Mr Edmonds said Therium’s “endorsement and support is hugely significant and much appreciated”.

In other third-party funding news, Vannin Capital has appointed Richard Hextall as chief executive officer. He joins from global insurer and reinsurer MS Amlin, where he was chief finance and operations officer for five years.

Dublin-based Claims Funding Europe – a joint venture between Australian class action law firm Maurice Blackburn and Singapore-based International Litigation Funding Partners – is to fund a Dutch shareholder action against Steinhoff International.

Dutch mass litigation law firm BarentsKrans is acting in the case, which follows announcements by Steinhoff last month that its accounts would need to be restated, resulting in the share price plummeting by more than 80%.

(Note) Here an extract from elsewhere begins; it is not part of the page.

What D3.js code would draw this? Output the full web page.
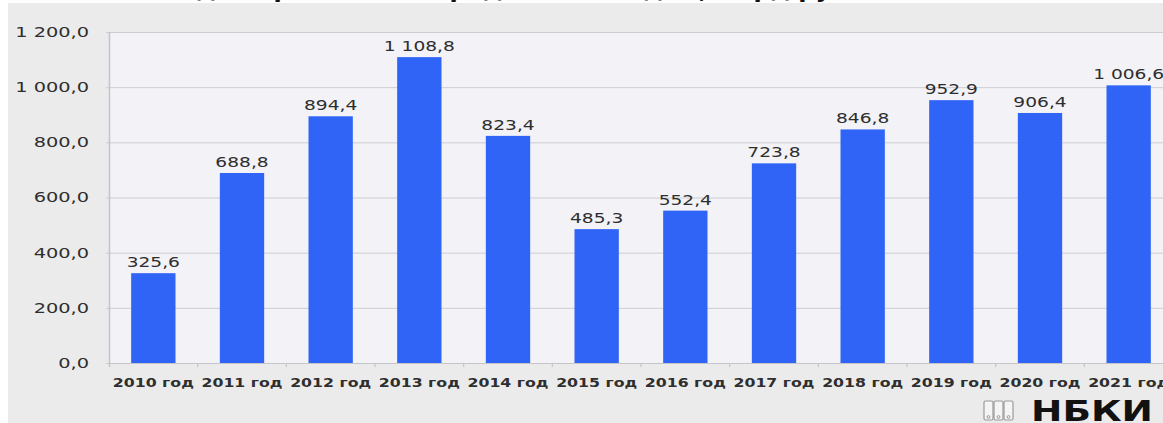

Finally, leading offshore law firm Harneys claimed to have “forged a new path in Cayman Islands law”, acting for the applicant in obtaining the Grand Court’s approval of a third-party litigation funding agreement for the first time.

The plaintiff is a “well-resourced” Korean company that was the victim of a complex fraud and obtained a New York arbitration award in its favour against the fraudsters. The fraudsters instead dispersed the proceeds of the fraud into bank accounts across the world.

The company entered into a funding agreement with an unnamed UK-based litigation funder “with a view to managing risk and costs”, rather than because it could not afford to litigate.

It then commenced proceedings in jurisdictions across the world which led to bank accounts in the Cayman Islands.

Before commencing recognition and enforcement proceedings in the Cayman Islands, the claimant sought a declaration from the Grand Court that the funding agreement was lawful.

The Grand Court said it was but that funding agreements must not risk “corrupting public justice” and that the integrity of the litigation process was protected, such as around the funder exerting improper control over the litigation and the profit they would make from the case.